Foodvenience. As a grocery term it’s up there with ‘tummy touch points’ in its naffness, but as a concept it could just be the answer to one of the industry’s burning questions: How can traditional c-store operators really cash in on the huge trend towards food to go?
The term was coined last week by Simply Fresh creative director Davinder Jheeta, who was describing the company’s latest convenience proposition, Little Fresh. The new, smaller store concept looks to bridge the gap between foodservice and traditional convenience. Outlets, of which there are currently three up and running, will range between 200 sq ft and 1,000 sq ft, and 95% of what they sell will be foodservice and food to go lines, with traditional grocery making up just 5%.
Simply Fresh co-founder and MD Kash Khera told The Grocer last week he hoped to have 10 Little Fresh stores trading over the next eight months, during which time he plans to refine the offer still further before offering it to independent retailers.
Of course, it will be up to retailers to decide if they want to go down this route. But to my mind this is just the sort of concept they can look to as they ponder their best way forward in ensuring they don’t miss out on the food to go boom.
Earlier this month, IGD predicted the food to go market in the UK would grow by 35% to £23.5bn over the next five years. However, the interesting details in its breakdown of how this would come about showed that traditional convenience and forecourt stores would grow food to go sales by 33%. This was just ahead of supermarkets at 31%, but a long way behind coffee specialists with 45% growth and food to go specialists such as Pret or Eat expected to deliver a staggering 51% uplift in sales.
The likes of Pret, Starbucks and Leon have not only proved successful in growing store numbers, but they have been agile too, developing innovative concepts such as Veggie Pret and rolling them out to market quickly.
Companies such as these, of course, have the scale to try new concepts – and this also makes them better able to afford to fail than a traditional independent retailer. I have seen some responses from some retailers to news of Little Fresh suggesting the concept would be a flash in the pan as consumer spending gets squeezed.
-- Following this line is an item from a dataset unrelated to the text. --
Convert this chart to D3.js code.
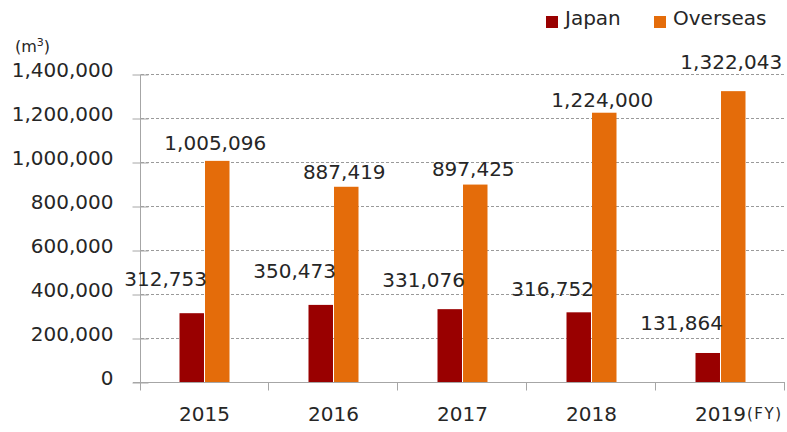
<!DOCTYPE html>
<html>
<head>
<meta charset="utf-8">
<script src="https://cdn.jsdelivr.net/npm/d3@7"></script>
<style>
  body { margin: 0; background: #fff; }
  svg, svg text { font-family: "DejaVu Sans", Verdana, sans-serif; }
</style>
</head>
<body>
<div class="chart"></div>
<script>
(function drawChart() {
	"use strict";

	// values
	var years = ["2015", "2016", "2017", "2018", "2019"];
	var series = ["Japan", "Overseas"];
	var japan = [312753, 350473, 331076, 316752, 131864];
	var overseas = [1005096, 887419, 897425, 1224000, 1322043];
	var yTicks = [0, 200000, 400000, 600000, 800000, 1000000, 1200000, 1400000];

	// label nudges (px above bar top), layout only
	var japanLift = [27, 27, 22, 16, 23];
	var overLift = [11, 8, 9, 6, 22];

	var width = 787;
	var height = 432;
	var font = "DejaVu Sans, Verdana, sans-serif";
	var colors = { Japan: "#990000", Overseas: "#e46c0a" };
	var axisGrey = "#a6a6a6";
	var textCol = "#262626";

	var svg = d3.select(".chart")
				.append("svg")
				.attr("width", width)
				.attr("height", height);

	var xScale = d3.scaleBand()
				   .domain(years)
				   .range([140, 785]);

	var yScale = d3.scaleLinear()
				   .domain([0, 1400000])
				   .range([382, 74]);

	var inner = d3.scaleBand()
				  .domain(series)
				  .range([xScale.bandwidth() / 2 - 25, xScale.bandwidth() / 2 + 25])
				  .paddingInner(0.04);

	// gridlines
	svg.append("g")
	   .selectAll("line")
	   .data(yTicks.slice(1))
	   .enter()
	   .append("line")
	   .attr("x1", 141)
	   .attr("x2", 785)
	   .attr("y1", function(d) { return yScale(d) + 0.5; })
	   .attr("y2", function(d) { return yScale(d) + 0.5; })
	   .attr("stroke", "#9a9a9a")
	   .attr("stroke-width", 1)
	   .attr("stroke-dasharray", "3,2");

	// y axis
	var yAxis = d3.axisLeft(yScale)
				  .tickValues(yTicks)
				  .tickSize(8)
				  .tickPadding(19)
				  .tickFormat(d3.format(","));

	var yG = svg.append("g")
				.attr("transform", "translate(140.5,0.5)")
				.call(yAxis)
				.attr("font-family", font)
				.attr("font-size", 20);
	yG.select(".domain").remove();
	yG.selectAll(".tick line").attr("stroke", axisGrey).attr("x2", 8).attr("x1", -8);
	yG.selectAll(".tick text")
	  .attr("fill", textCol)
	  .attr("dy", "0.12em");
	yG.append("line")
	  .attr("x1", 0).attr("x2", 0)
	  .attr("y1", 74).attr("y2", 390)
	  .attr("stroke", axisGrey);

	// x axis
	var xAxis = d3.axisBottom(xScale)
				  .tickSize(0)
				  .tickPadding(24);

	var xG = svg.append("g")
				.attr("transform", "translate(0,382.5)")
				.call(xAxis)
				.attr("font-family", font)
				.attr("font-size", 20);
	xG.select(".domain").remove();
	xG.selectAll(".tick text")
	  .attr("fill", textCol);
	xG.append("line")
	  .attr("x1", 133).attr("x2", 785)
	  .attr("stroke", axisGrey);
	xG.selectAll(".sep")
	  .data(years)
	  .enter()
	  .append("line")
	  .attr("class", "sep")
	  .attr("x1", function(d) { return Math.round(xScale(d) + xScale.bandwidth()) - 0.5; })
	  .attr("x2", function(d) { return Math.round(xScale(d) + xScale.bandwidth()) - 0.5; })
	  .attr("y1", 0)
	  .attr("y2", 8)
	  .attr("stroke", axisGrey);

	svg.append("text")
	   .attr("x", 747)
	   .attr("y", 419)
	   .attr("fill", textCol)
	   .style("font-size", "15px")
	   .style("letter-spacing", "1.5px")
	   .text("(FY)");

	// unit
	var unit = svg.append("text")
				  .attr("x", 15)
				  .attr("y", 52)
				  .attr("fill", textCol)
				  .style("font-size", "16px");
	unit.append("tspan").text("(m");
	unit.append("tspan").attr("dy", -6).style("font-size", "11px").text("3");
	unit.append("tspan").attr("dy", 6).text(")");

	// bars
	var rows = years.map(function(y, i) {
		return { year: y, i: i, Japan: japan[i], Overseas: overseas[i] };
	});

	var groups = svg.selectAll(".yr")
					.data(rows)
					.enter()
					.append("g")
					.attr("class", "yr")
					.attr("transform", function(d) { return "translate(" + xScale(d.year) + ",0)"; });

	groups.selectAll("rect")
		  .data(function(d) { return series.map(function(s) { return { key: s, value: d[s] }; }); })
		  .enter()
		  .append("rect")
		  .attr("x", function(d) { return inner(d.key); })
		  .attr("width", inner.bandwidth())
		  .attr("y", function(d) { return yScale(d.value); })
		  .attr("height", function(d) { return yScale(0) - yScale(d.value); })
		  .attr("fill", function(d) { return colors[d.key]; });

	var fmt = d3.format(",");

	groups.append("text")
		  .attr("x", inner("Japan") + inner.bandwidth() + 3)
		  .attr("y", function(d) { return yScale(d.Japan) - japanLift[d.i]; })
		  .attr("text-anchor", "end")
		  .attr("fill", textCol)
		  .style("font-size", "20px")
		  .text(function(d) { return fmt(d.Japan); });

	groups.append("text")
		  .attr("x", inner("Overseas") + inner.bandwidth() / 2 - 2)
		  .attr("y", function(d) { return yScale(d.Overseas) - overLift[d.i]; })
		  .attr("text-anchor", "middle")
		  .attr("fill", textCol)
		  .style("font-size", "20px")
		  .text(function(d) { return fmt(d.Overseas); });

	// legend
	var legendX = [546, 654];
	var legend = svg.selectAll(".leg")
					.data(series)
					.enter()
					.append("g")
					.attr("class", "leg")
					.attr("transform", function(d, i) { return "translate(" + legendX[i] + ",0)"; });
	legend.append("rect")
		  .attr("x", 0)
		  .attr("y", 16)
		  .attr("width", 12)
		  .attr("height", 12)
		  .attr("fill", function(d) { return colors[d]; });
	legend.append("text")
		  .attr("x", 19)
		  .attr("y", 25)
		  .attr("fill", textCol)
		  .style("font-size", "20px")
		  .text(function(d) { return d; });
}());
</script>
</body>
</html>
But I just can’t see that happening – the traditional operators cannot bury their heads in the sand on this one. Food to go as a concept is here to stay and will only grow and grow. Like the rise of the discounters following the credit crunch, shopper behaviours have changed and won’t return to preconceived ideas of normality.
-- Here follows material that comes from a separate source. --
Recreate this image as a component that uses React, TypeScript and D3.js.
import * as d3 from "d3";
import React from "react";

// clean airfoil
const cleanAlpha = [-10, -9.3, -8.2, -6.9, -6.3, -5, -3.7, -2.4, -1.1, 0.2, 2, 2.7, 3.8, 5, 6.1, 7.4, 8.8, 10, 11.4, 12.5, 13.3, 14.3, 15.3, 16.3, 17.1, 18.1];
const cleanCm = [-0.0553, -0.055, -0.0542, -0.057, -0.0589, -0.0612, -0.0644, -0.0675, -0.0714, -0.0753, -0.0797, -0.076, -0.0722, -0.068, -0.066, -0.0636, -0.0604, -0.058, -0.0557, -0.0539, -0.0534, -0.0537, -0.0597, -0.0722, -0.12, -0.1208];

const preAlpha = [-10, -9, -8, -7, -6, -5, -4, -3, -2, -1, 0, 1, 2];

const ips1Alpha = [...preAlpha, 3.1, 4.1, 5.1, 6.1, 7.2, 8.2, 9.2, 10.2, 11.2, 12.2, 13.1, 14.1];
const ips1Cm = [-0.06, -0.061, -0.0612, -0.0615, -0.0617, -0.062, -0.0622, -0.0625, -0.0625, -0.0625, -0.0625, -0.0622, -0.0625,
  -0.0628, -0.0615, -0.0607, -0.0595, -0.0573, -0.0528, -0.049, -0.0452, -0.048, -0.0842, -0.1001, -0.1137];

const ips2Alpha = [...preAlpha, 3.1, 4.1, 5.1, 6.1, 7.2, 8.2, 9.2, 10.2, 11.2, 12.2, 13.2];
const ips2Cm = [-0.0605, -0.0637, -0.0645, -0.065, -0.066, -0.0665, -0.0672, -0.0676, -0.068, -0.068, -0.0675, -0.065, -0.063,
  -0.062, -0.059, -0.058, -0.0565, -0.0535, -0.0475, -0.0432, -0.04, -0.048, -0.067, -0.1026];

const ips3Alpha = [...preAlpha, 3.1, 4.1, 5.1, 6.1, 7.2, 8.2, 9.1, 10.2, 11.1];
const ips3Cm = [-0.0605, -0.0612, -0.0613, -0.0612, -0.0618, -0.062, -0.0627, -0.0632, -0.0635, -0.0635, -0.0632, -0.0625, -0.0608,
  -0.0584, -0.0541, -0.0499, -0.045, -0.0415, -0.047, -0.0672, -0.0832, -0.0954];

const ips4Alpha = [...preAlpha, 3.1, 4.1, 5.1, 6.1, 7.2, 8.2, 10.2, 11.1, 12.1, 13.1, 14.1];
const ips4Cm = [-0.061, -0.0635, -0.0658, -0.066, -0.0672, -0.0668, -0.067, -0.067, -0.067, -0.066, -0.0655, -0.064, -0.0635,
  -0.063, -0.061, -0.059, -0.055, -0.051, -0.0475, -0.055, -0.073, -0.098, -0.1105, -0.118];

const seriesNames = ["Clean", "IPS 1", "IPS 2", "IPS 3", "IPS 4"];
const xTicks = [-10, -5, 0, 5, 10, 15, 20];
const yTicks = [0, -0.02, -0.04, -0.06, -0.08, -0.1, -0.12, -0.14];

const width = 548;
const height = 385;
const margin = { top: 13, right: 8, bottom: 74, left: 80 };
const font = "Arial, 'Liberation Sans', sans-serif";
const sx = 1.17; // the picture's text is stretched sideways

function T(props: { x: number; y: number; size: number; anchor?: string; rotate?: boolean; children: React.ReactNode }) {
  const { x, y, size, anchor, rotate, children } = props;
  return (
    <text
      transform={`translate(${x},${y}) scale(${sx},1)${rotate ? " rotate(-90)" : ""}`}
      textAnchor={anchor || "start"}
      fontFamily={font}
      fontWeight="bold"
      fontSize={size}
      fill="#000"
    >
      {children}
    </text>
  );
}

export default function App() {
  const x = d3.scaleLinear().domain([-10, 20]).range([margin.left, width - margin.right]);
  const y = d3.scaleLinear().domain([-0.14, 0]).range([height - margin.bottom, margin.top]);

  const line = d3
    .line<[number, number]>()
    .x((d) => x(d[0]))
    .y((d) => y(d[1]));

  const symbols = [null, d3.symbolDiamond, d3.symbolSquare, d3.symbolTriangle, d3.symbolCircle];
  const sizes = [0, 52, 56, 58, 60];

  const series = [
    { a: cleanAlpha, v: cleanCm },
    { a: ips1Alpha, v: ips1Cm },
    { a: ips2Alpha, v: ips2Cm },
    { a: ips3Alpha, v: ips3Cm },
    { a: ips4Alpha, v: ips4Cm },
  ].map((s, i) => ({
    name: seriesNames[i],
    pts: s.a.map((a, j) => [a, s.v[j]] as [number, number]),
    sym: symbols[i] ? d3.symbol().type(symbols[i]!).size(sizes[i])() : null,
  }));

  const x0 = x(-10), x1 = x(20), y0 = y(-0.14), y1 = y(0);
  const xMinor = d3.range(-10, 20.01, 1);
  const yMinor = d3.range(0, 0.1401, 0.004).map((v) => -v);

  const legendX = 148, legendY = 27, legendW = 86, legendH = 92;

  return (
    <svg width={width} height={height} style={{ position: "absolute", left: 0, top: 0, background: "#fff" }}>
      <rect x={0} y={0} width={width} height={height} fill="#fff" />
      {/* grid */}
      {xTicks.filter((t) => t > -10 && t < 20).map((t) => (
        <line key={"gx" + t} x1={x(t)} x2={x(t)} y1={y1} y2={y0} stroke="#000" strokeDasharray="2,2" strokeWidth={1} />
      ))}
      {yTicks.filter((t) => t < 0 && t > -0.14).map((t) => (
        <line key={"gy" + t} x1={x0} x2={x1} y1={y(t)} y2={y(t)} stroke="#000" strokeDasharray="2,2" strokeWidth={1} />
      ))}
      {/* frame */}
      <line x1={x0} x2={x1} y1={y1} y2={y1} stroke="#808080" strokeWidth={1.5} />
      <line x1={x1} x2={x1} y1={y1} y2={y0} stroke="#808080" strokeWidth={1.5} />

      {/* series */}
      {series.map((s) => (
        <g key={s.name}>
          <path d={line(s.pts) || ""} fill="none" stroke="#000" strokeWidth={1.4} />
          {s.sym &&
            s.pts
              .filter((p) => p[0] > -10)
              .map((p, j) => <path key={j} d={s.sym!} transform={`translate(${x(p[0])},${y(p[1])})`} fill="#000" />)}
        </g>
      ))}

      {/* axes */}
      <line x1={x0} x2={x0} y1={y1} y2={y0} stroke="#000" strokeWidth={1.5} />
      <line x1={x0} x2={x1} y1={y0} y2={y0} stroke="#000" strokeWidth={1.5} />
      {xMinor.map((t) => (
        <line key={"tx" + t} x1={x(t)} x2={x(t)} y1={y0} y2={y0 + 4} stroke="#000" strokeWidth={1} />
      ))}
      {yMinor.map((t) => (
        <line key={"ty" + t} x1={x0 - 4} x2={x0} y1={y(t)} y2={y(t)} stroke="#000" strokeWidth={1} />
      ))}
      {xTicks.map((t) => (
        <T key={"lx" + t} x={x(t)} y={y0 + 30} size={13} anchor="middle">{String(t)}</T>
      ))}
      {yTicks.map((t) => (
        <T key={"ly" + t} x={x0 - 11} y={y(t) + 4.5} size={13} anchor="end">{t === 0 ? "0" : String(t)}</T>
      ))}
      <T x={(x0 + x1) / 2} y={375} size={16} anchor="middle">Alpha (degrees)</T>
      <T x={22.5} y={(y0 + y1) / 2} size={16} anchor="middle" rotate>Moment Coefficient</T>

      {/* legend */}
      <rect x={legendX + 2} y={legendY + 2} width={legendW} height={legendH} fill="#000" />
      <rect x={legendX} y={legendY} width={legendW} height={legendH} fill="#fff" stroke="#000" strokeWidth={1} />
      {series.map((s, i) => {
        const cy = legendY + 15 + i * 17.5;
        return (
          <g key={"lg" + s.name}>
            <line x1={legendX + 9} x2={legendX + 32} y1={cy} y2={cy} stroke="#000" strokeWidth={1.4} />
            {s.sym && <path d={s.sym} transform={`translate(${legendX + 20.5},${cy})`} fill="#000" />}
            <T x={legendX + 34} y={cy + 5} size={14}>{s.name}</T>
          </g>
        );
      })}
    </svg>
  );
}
Traditional convenience operators lost out, by and large, to online and specialist stores when it came to the last big opportunity in their sector – which was vaping. It would be a massive shame if they lost out on this next opportunity, which is after all the very essence of what they do: convenience retailing.
New concepts like Little Fresh will clearly not work everywhere. They will have to be well targeted in terms of location, range, quality and price – but that goes for all retailing. What they show is that independents can genuinely compete with the big guns in this sector. And, as they say, fortune favours the brave.